Alas! (thought I, and my heart beat loud) How fast she nears and nears! Are those her sails that glance in the Sun, Like restless gossameres! Are those her ribs through which the Sun Did peer, as through a grate? And is that Woman all her crew? Is that a DEATH? and are there two? Is DEATH that woman's mate?
The ship is figured as a woman then, but a terrifying one: like a zombie bride, or a white lady haunting some mansion. The fine, tattered cobweb of her sails barely covers her ‘ribs’; the ship is skeletal. And then, as the camera zooms in again, we see there is a Woman on board, and with her ‘a DEATH’. How much more chilling than simply DEATH! For it implies there are many DEATHS roaming the seas.
There is a technique in poetry called a ‘blazon’ where the poet catalogues another person’s physical attributes – usually a woman’s. Her eyes are like sapphires, her forehead like ivory, etc. (Shakespeare parodied this in ‘My mistress’ eyes are nothing like the sun’). Here Coleridge describes the female figure thus:
Her lips were red, her looks were free, Her locks were yellow as gold: Her skin was as white as leprosy, The Night-Mare LIFE-IN-DEATH was she, Who thicks man's blood with cold.
She has the same bloodied lips as the Mariner (and red is a colour that keeps coming back in this poem). It is interesting her hair is like gold – usually a positive for writers of blazons, but here we might be reminded that seafaring was usually linked to the desire for wealth, whether trade, colonialism or piracy. Her skin is white as a leper’s – leprosy was not only a contagion, but at the time was seen to corrupt or decay the living body. LIFE-IN-DEATH is undead.
(18th Century image of Life-and-Death)
There’s no doubt Coleridge is influenced here by the relatively new legend of The Flying Dutchman, a phantom ship that functioned as a portent of doom, and he was codifying our ideas of the ghost-ship in this poem – the influence of this section can still be seen today in films like The Pirates of the Caribbean series.
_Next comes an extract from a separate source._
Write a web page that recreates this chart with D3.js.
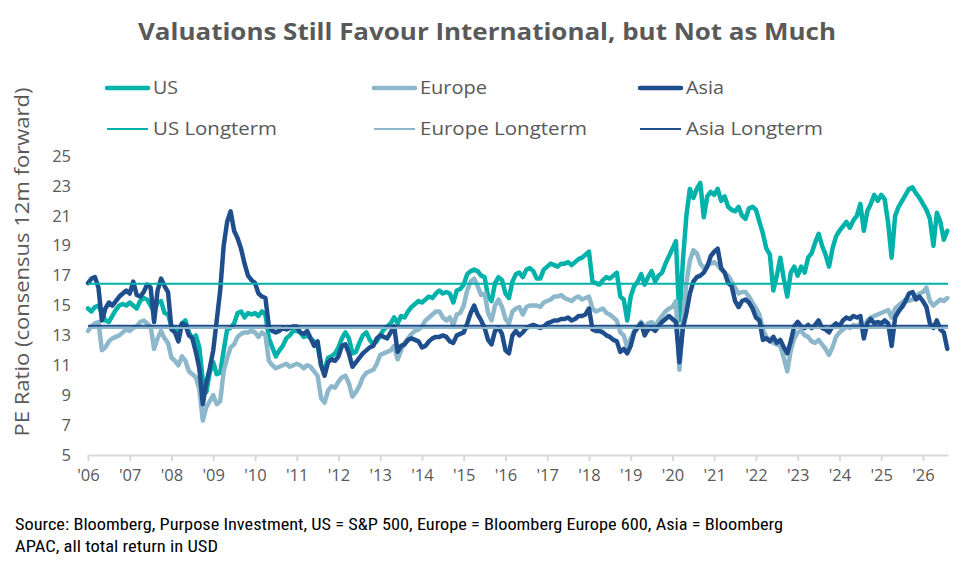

But he’s also participating in the invention of the zombie. The English word ‘zombie’ isn’t actually recorded yet - the poet Robert Southey first writes in ‘zombi’ a history of Brazil in 1819 – but the concept is in the air. The 1773 German ballad, ‘Lenore’, in which a young woman rides with a mysterious stranger to her ‘marriage bed’ only to find he is dead and it is a grave, made a huge stir when translated into English in 1796, and must have been fresh in Coleridge’s mind, with it also clearly influencing his unfinished ‘Christabel’.
Now this ghost-slash-zombie ship approaches:
The naked hulk alongside came, And the twain were casting dice; "The game is done! I've won! I've won!" Quoth she, and whistles thrice. The Sun's rim dips; the stars rush out: At one stride comes the dark; With far-heard whisper, o'er the sea. Off shot the spectre-bark. We listened and looked sideways up! Fear at my heart, as at a cup, My life-blood seemed to sip!
Reading that first verse, I think of Death and the knight playing Chess in Bergman’s film The Seventh Seal. This is the literally ‘dicing with death’, and although that phrase apparently isn’t recorded until the twentieth century, surely the image comes from here? Life-in-Death wins this game though, which means – I think – that she has won the Mariner’s soul for her own. Immediately night pours in. (‘The sun’s rim dips’ is a marvellous mouthful of sound).
That last image is incredibly hard to parse due to the grammar (which makes it sound a bit like blood is sipping, rather than sipped). However, I think terror is sipping the blood out of his heart, which is actually amazing, and makes me feel quite drained and faint. And ready for this terrifying final passage:
The stars were dim, and thick the night, The steersman's face by his lamp gleamed white; From the sails the dew did drip— Till clombe above the eastern bar The horned Moon, with one bright star Within the nether tip. One after one, by the star-dogged Moon Too quick for groan or sigh, Each turned his face with a ghastly pang, And cursed me with his eye. Four times fifty living men, (And I heard nor sigh nor groan) With heavy thump, a lifeless lump, They dropped down one by one. The souls did from their bodies fly,— They fled to bliss or woe! And every soul, it passed me by, Like the whizz of my CROSS-BOW!
There’s something of the black mass or occult ritual about this – the wait until the ‘horned’ (devilish?) moon has ‘clombe’ (a past tense form of climb) to a specific point that aligns with the ship. The dog star, since the days of Homer, was often seen as an evil portent and bringer of fevers and madness (being associated with rabid dogs).
And then the Mariner is forced to witness his whole crew, of two hundred men, die in front of him. Each, as they die, turn to him with a ‘ghastly pang’ – what a painfully accurate description – and seems to curse him with a look. In killing the Albatross HE did this. He is responsible for all their deaths. And as if to remind him, over and over, each soul whizzes past (a remarkable verb) like a shot from his cross-bow.
The consequences of his original action seems outsized, but he is like Pandora opening her jar or Eve biting the apple – in some way the Mariner has caused a fall, and invited Death to their ship. The rest of the poem will, in many ways, be about how one can endure such a responsibility, and the weight of survivors’ guilt.